検査工程では、製品の検査項目や測定箇所、形状、基準位置などに合わせて作られた、専用の治具が使われることが一般的です。

・用途別の治具の種類

検査や測定用だけでなく、治具は用途に応じてさまざまな種類に分類することができます。用途別の治具の例は、以下のとおりです。

【固定治具】
部品や材料を一カ所に固定し、加工をサポートします。バイスやクランプ(万力)が固定治具の例です。

【切断治具】
刃物が傾かないようにワークと刃物の位置を固定し、所定の大きさに切断する作業をサポートする治具です。裁断機が例として挙げられます。

【挿入・引抜治具】
材料を決まった位置に挿入したり、固定されているものを引き抜いたりする際に使用する治具です。プーラーなどが該当します。

【溶着治具】
材料同士を接着するために使用する治具です。熱によって材料を溶かして接着します。

【カシメ治具】
材料同士の接合部分を締めたり、つぶしたりして固定する際に使用します。

その他にも、塗装をサポートする塗装治具や、熱処理の際に材料を固定する熱処理治具、液体内で製品同士がぶつかるのを防ぐめっき治具など、作業の目的に応じた多くの治具が使われています。

治具設計のポイント

治具を使う目的は、作業を効率化して生産性を高めることです。

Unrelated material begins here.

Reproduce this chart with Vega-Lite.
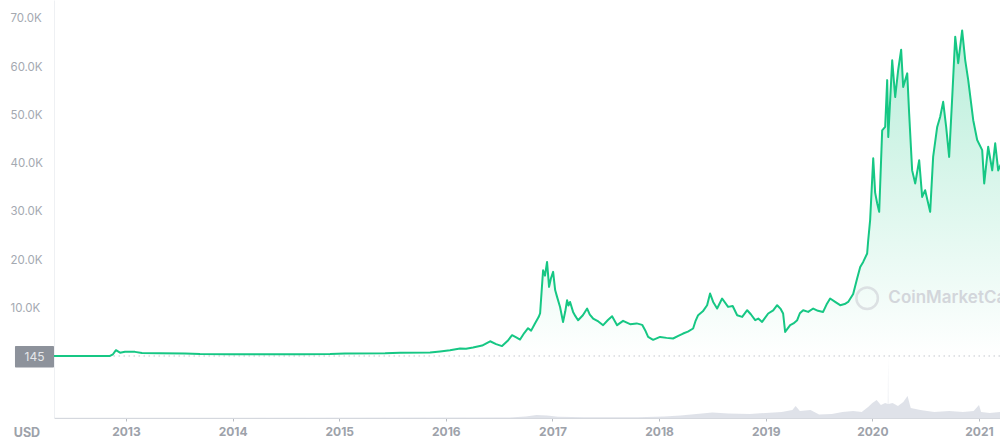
{
  "$schema": "https://vega.github.io/schema/vega-lite/v6.json",
  "autosize": {"type": "none"},
  "width": 946,
  "height": 418,
  "padding": {"left": 54, "top": 0, "right": 0, "bottom": 26},
  "background": "white",
  "config": {"view": {"stroke": null}, "font": "Inter"},
  "datasets": {
    "price": [
      {"yr": 2012.325, "price": 150}, {"yr": 2012.568, "price": 150}, {"yr": 2012.850, "price": 170},
      {"yr": 2012.878, "price": 500}, {"yr": 2012.906, "price": 1350}, {"yr": 2012.944, "price": 830},
      {"yr": 2012.991, "price": 1030}, {"yr": 2013.084, "price": 1000}, {"yr": 2013.150, "price": 750},
      {"yr": 2013.319, "price": 700}, {"yr": 2013.553, "price": 680}, {"yr": 2013.694, "price": 560},
      {"yr": 2013.976, "price": 520}, {"yr": 2014.257, "price": 500}, {"yr": 2014.632, "price": 500},
      {"yr": 2014.914, "price": 560}, {"yr": 2015.054, "price": 660}, {"yr": 2015.430, "price": 700},
      {"yr": 2015.572, "price": 830}, {"yr": 2015.852, "price": 870}, {"yr": 2015.946, "price": 1100},
      {"yr": 2016.039, "price": 1350}, {"yr": 2016.133, "price": 1700}, {"yr": 2016.189, "price": 1650},
      {"yr": 2016.255, "price": 1900}, {"yr": 2016.340, "price": 2300}, {"yr": 2016.415, "price": 3200},
      {"yr": 2016.471, "price": 2600}, {"yr": 2016.527, "price": 2200}, {"yr": 2016.580, "price": 3300},
      {"yr": 2016.621, "price": 4450}, {"yr": 2016.660, "price": 4000},
      {"yr": 2016.696, "price": 3560}, {"yr": 2016.735, "price": 4900}, {"yr": 2016.771, "price": 5900},
      {"yr": 2016.800, "price": 5400}, {"yr": 2016.837, "price": 6940},
      {"yr": 2016.870, "price": 8200}, {"yr": 2016.884, "price": 9000}, {"yr": 2016.898, "price": 13500},
      {"yr": 2016.912, "price": 17900}, {"yr": 2016.930, "price": 16800}, {"yr": 2016.949, "price": 19640},
      {"yr": 2016.968, "price": 14460}, {"yr": 2016.985, "price": 16200}, {"yr": 2017.006, "price": 17570},
      {"yr": 2017.025, "price": 13800}, {"yr": 2017.043, "price": 12390},
      {"yr": 2017.071, "price": 10300}, {"yr": 2017.099, "price": 7200}, {"yr": 2017.120, "price": 9400},
      {"yr": 2017.137, "price": 11700}, {"yr": 2017.150, "price": 10600},
      {"yr": 2017.165, "price": 11350}, {"yr": 2017.193, "price": 9280}, {"yr": 2017.215, "price": 8400},
      {"yr": 2017.240, "price": 7560}, {"yr": 2017.285, "price": 8600},
      {"yr": 2017.325, "price": 9980}, {"yr": 2017.350, "price": 8700}, {"yr": 2017.381, "price": 7910},
      {"yr": 2017.430, "price": 7300}, {"yr": 2017.475, "price": 6530}, {"yr": 2017.520, "price": 7600},
      {"yr": 2017.559, "price": 8390}, {"yr": 2017.606, "price": 6530}, {"yr": 2017.662, "price": 7420},
      {"yr": 2017.728, "price": 6730}, {"yr": 2017.790, "price": 6900}, {"yr": 2017.841, "price": 6600},
      {"yr": 2017.869, "price": 5490},
      {"yr": 2017.897, "price": 4100}, {"yr": 2017.944, "price": 3500}, {"yr": 2018.009, "price": 4100},
      {"yr": 2018.070, "price": 3900}, {"yr": 2018.131, "price": 3770}, {"yr": 2018.180, "price": 4300},
      {"yr": 2018.225, "price": 4800}, {"yr": 2018.270, "price": 5200}, {"yr": 2018.319, "price": 5840},
      {"yr": 2018.340, "price": 7300}, {"yr": 2018.366, "price": 8600}, {"yr": 2018.410, "price": 9400},
      {"yr": 2018.450, "price": 10670}, {"yr": 2018.478, "price": 13090},
      {"yr": 2018.507, "price": 11350}, {"yr": 2018.544, "price": 9980}, {"yr": 2018.591, "price": 12050},
      {"yr": 2018.647, "price": 10320}, {"yr": 2018.690, "price": 10500}, {"yr": 2018.732, "price": 8600},
      {"yr": 2018.779, "price": 8250},
      {"yr": 2018.826, "price": 9630}, {"yr": 2018.860, "price": 8800}, {"yr": 2018.901, "price": 7560},
      {"yr": 2018.930, "price": 7900}, {"yr": 2018.966, "price": 7210},
      {"yr": 2019.023, "price": 8950}, {"yr": 2019.070, "price": 9600}, {"yr": 2019.107, "price": 10670},
      {"yr": 2019.140, "price": 9900}, {"yr": 2019.163, "price": 8950},
      {"yr": 2019.182, "price": 5140}, {"yr": 2019.229, "price": 6530}, {"yr": 2019.260, "price": 6900},
      {"yr": 2019.295, "price": 7560}, {"yr": 2019.320, "price": 9000},
      {"yr": 2019.351, "price": 9630}, {"yr": 2019.398, "price": 9280}, {"yr": 2019.445, "price": 9980},
      {"yr": 2019.490, "price": 9500}, {"yr": 2019.538, "price": 9280}, {"yr": 2019.570, "price": 10800},
      {"yr": 2019.604, "price": 12060}, {"yr": 2019.651, "price": 11350},
      {"yr": 2019.698, "price": 10670}, {"yr": 2019.740, "price": 10900}, {"yr": 2019.773, "price": 11350},
      {"yr": 2019.820, "price": 13000},
      {"yr": 2019.857, "price": 16200}, {"yr": 2019.886, "price": 18600}, {"yr": 2019.914, "price": 19640},
      {"yr": 2019.951, "price": 21380}, {"yr": 2019.961, "price": 24130}, {"yr": 2019.979, "price": 28300},
      {"yr": 2020.008, "price": 41100}, {"yr": 2020.026, "price": 34000}, {"yr": 2020.045, "price": 31800},
      {"yr": 2020.064, "price": 30000}, {"yr": 2020.092, "price": 46900}, {"yr": 2020.120, "price": 47600},
      {"yr": 2020.139, "price": 57300}, {"yr": 2020.149, "price": 45500}, {"yr": 2020.186, "price": 61400},
      {"yr": 2020.214, "price": 53800}, {"yr": 2020.242, "price": 59400}, {"yr": 2020.270, "price": 63600},
      {"yr": 2020.289, "price": 55900}, {"yr": 2020.327, "price": 58700}, {"yr": 2020.345, "price": 50400},
      {"yr": 2020.373, "price": 38600}, {"yr": 2020.402, "price": 35900}, {"yr": 2020.439, "price": 40700},
      {"yr": 2020.467, "price": 33100}, {"yr": 2020.495, "price": 34500}, {"yr": 2020.542, "price": 30000},
      {"yr": 2020.570, "price": 41400}, {"yr": 2020.608, "price": 47600}, {"yr": 2020.636, "price": 49700},
      {"yr": 2020.664, "price": 52800}, {"yr": 2020.692, "price": 47600}, {"yr": 2020.720, "price": 41400},
      {"yr": 2020.749, "price": 53800}, {"yr": 2020.777, "price": 66300}, {"yr": 2020.805, "price": 60800},
      {"yr": 2020.842, "price": 67600}, {"yr": 2020.871, "price": 61400}, {"yr": 2020.899, "price": 57300},
      {"yr": 2020.946, "price": 49000}, {"yr": 2020.983, "price": 44900}, {"yr": 2021.030, "price": 42800},
      {"yr": 2021.049, "price": 35900}, {"yr": 2021.086, "price": 43500}, {"yr": 2021.124, "price": 38600},
      {"yr": 2021.152, "price": 44200}, {"yr": 2021.180, "price": 38600}, {"yr": 2021.208, "price": 40000}
    ],
    "volume": [
      {"yr": 2012.325, "vol": 0.3}, {"yr": 2016.60, "vol": 0.4}, {"yr": 2016.75, "vol": 1.5},
      {"yr": 2016.85, "vol": 3}, {"yr": 2016.95, "vol": 2.5}, {"yr": 2017.05, "vol": 1.2},
      {"yr": 2017.30, "vol": 0.8}, {"yr": 2017.80, "vol": 0.8}, {"yr": 2018.05, "vol": 1.5},
      {"yr": 2018.20, "vol": 2.5}, {"yr": 2018.35, "vol": 4}, {"yr": 2018.50, "vol": 5.5},
      {"yr": 2018.65, "vol": 4.5}, {"yr": 2018.85, "vol": 4}, {"yr": 2019.00, "vol": 5},
      {"yr": 2019.15, "vol": 6}, {"yr": 2019.25, "vol": 8}, {"yr": 2019.28, "vol": 12},
      {"yr": 2019.32, "vol": 7}, {"yr": 2019.42, "vol": 8}, {"yr": 2019.50, "vol": 3.5},
      {"yr": 2019.62, "vol": 4}, {"yr": 2019.72, "vol": 6}, {"yr": 2019.82, "vol": 7},
      {"yr": 2019.90, "vol": 6}, {"yr": 2019.96, "vol": 11}, {"yr": 2020.00, "vol": 15},
      {"yr": 2020.04, "vol": 18}, {"yr": 2020.08, "vol": 13}, {"yr": 2020.12, "vol": 15},
      {"yr": 2020.145, "vol": 14}, {"yr": 2020.1475, "vol": 61}, {"yr": 2020.150, "vol": 14},
      {"yr": 2020.19, "vol": 15}, {"yr": 2020.24, "vol": 12}, {"yr": 2020.29, "vol": 16},
      {"yr": 2020.33, "vol": 22}, {"yr": 2020.36, "vol": 10}, {"yr": 2020.45, "vol": 8},
      {"yr": 2020.58, "vol": 6}, {"yr": 2020.72, "vol": 7}, {"yr": 2020.85, "vol": 6},
      {"yr": 2020.95, "vol": 7}, {"yr": 2021.0, "vol": 13}, {"yr": 2021.02, "vol": 6},
      {"yr": 2021.10, "vol": 5}, {"yr": 2021.208, "vol": 6}
    ],
    "startbox": [{"x1": 2011.959, "x2": 2012.325, "y1": -2240, "y2": 2240, "xc": 2012.142, "yc": 0, "label": "145"}],
    "usd": [{"yr": 2012.071, "price": -15800, "label": "USD"}],
    "mark": [{"yr": 2020.150, "price": 12100, "label": "CoinMarketCap", "lyr": 2019.951}]
  },
  "layer": [
    {
      "data": {"name": "volume"},
      "mark": {"type": "area", "color": "#dcdfe7", "opacity": 0.9, "clip": true},
      "encoding": {
        "x": {"field": "yr", "type": "quantitative", "scale": {"domain": [2012.325, 2021.197], "nice": false, "zero": false},
          "axis": {"values": [2013, 2014, 2015, 2016, 2017, 2018, 2019, 2020, 2021], "format": "d", "grid": false,
            "domainColor": "#d5d8de", "tickColor": "#b8bcc3", "tickSize": 3, "labelPadding": 5,
            "labelFont": "Inter", "labelFontSize": 12, "labelFontWeight": "bold", "labelColor": "#9da2aa", "title": null}},
        "y": {"field": "vol", "type": "quantitative", "scale": {"domain": [0, 418], "nice": false}, "axis": null}
      }
    },
    {
      "layer": [
        {
          "data": {"name": "price"},
          "mark": {
            "type": "area", "clip": true,
            "color": {"gradient": "linear", "x1": 0, "y1": 1, "x2": 0, "y2": 0,
              "stops": [{"offset": 0, "color": "rgba(22,199,132,0.0)"}, {"offset": 1, "color": "rgba(22,199,132,0.3)"}]}
          },
          "encoding": {
            "x": {"field": "yr", "type": "quantitative"},
            "y": {"field": "price", "type": "quantitative", "scale": {"domain": [-12700, 73900], "nice": false, "zero": false},
              "axis": {"values": [10000, 20000, 30000, 40000, 50000, 60000, 70000],
                "labelExpr": "format(datum.value / 1000, '.1f') + 'K'", "ticks": false, "labelAlign": "left", "labelPadding": 44,
                "labelFont": "Inter", "labelFontSize": 11.5, "labelColor": "#a4a9b1", "gridColor": "#f1f2f4", "domainColor": "#eef0f3", "title": null}},
            "y2": {"datum": 0}
          }
        },
        {
          "data": {"values": [{"price": 145}]},
          "mark": {"type": "rule", "color": "#c3c7cd", "strokeDash": [1.5, 3.5], "strokeWidth": 1},
          "encoding": {"y": {"field": "price", "type": "quantitative"}}
        },
        {
          "data": {"name": "price"},
          "mark": {"type": "line", "color": "#16c784", "strokeWidth": 2, "clip": true, "strokeJoin": "round"},
          "encoding": {
            "x": {"field": "yr", "type": "quantitative"},
            "y": {"field": "price", "type": "quantitative"}
          }
        },
        {
          "data": {"name": "startbox"},
          "mark": {"type": "rect", "color": "#8d929b", "cornerRadius": 1},
          "encoding": {
            "x": {"field": "x1", "type": "quantitative"}, "x2": {"field": "x2"},
            "y": {"field": "y1", "type": "quantitative"}, "y2": {"field": "y2"}
          }
        },
        {
          "data": {"name": "startbox"},
          "mark": {"type": "text", "color": "#e6e7ea", "font": "Inter", "fontSize": 12, "align": "center", "baseline": "middle"},
          "encoding": {
            "x": {"field": "xc", "type": "quantitative"},
            "y": {"field": "yc", "type": "quantitative"},
            "text": {"field": "label"}
          }
        },
        {
          "data": {"name": "usd"},
          "mark": {"type": "text", "color": "#9da2aa", "font": "Inter", "fontSize": 12.5, "fontWeight": "bold", "align": "center", "baseline": "middle"},
          "encoding": {
            "x": {"field": "yr", "type": "quantitative"},
            "y": {"field": "price", "type": "quantitative"},
            "text": {"field": "label"}
          }
        },
        {
          "data": {"name": "mark"},
          "mark": {"type": "point", "shape": "circle", "size": 460, "stroke": "#d3d6db", "strokeWidth": 2.5, "filled": false, "clip": true},
          "encoding": {
            "x": {"field": "lyr", "type": "quantitative"},
            "y": {"field": "price", "type": "quantitative"}
          }
        },
        {
          "data": {"name": "mark"},
          "mark": {"type": "text", "color": "#d3d6db", "font": "Inter", "fontSize": 17, "fontWeight": 600, "align": "left", "baseline": "middle", "clip": true},
          "encoding": {
            "x": {"field": "yr", "type": "quantitative"},
            "y": {"field": "price", "type": "quantitative"},
            "text": {"field": "label"}
          }
        }
      ]
    }
  ],
  "resolve": {"scale": {"y": "independent"}}
}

治具を設計する際は、目的を明確にしたうえで、作業の特性を考慮する必要があります。

また、治具の精度は作業の効率や精度に直結します。対象物を確実に固定できるか、位置決めの再現性が高いか、使いやすさに優れているかなどを確認しながら、設計・製作を行うことも大切です。

治具を活用して加工を効率化しよう

作業をサポートする役割を担っている治具は、製造現場で欠かすことができないものです。特に、加工の精度や速度の向上、作業の簡易化などが求められる製品を量産する場面において、治具の持つ役割は重要といえます。

ただし、治具は基本的には作業や材料に合わせて専用のものを使用することが一般的です。場合によっては、治具を製作したことによってコストがかさんでしまう場合もあります。

また、治具は作業内容に応じて多くの種類に分けられます。作業の効率化や製品の品質・生産性の向上を達成するには、作業目的に適した治具を用意することも重要です。
治具を上手に活用して、高効率な加工を行いましょう。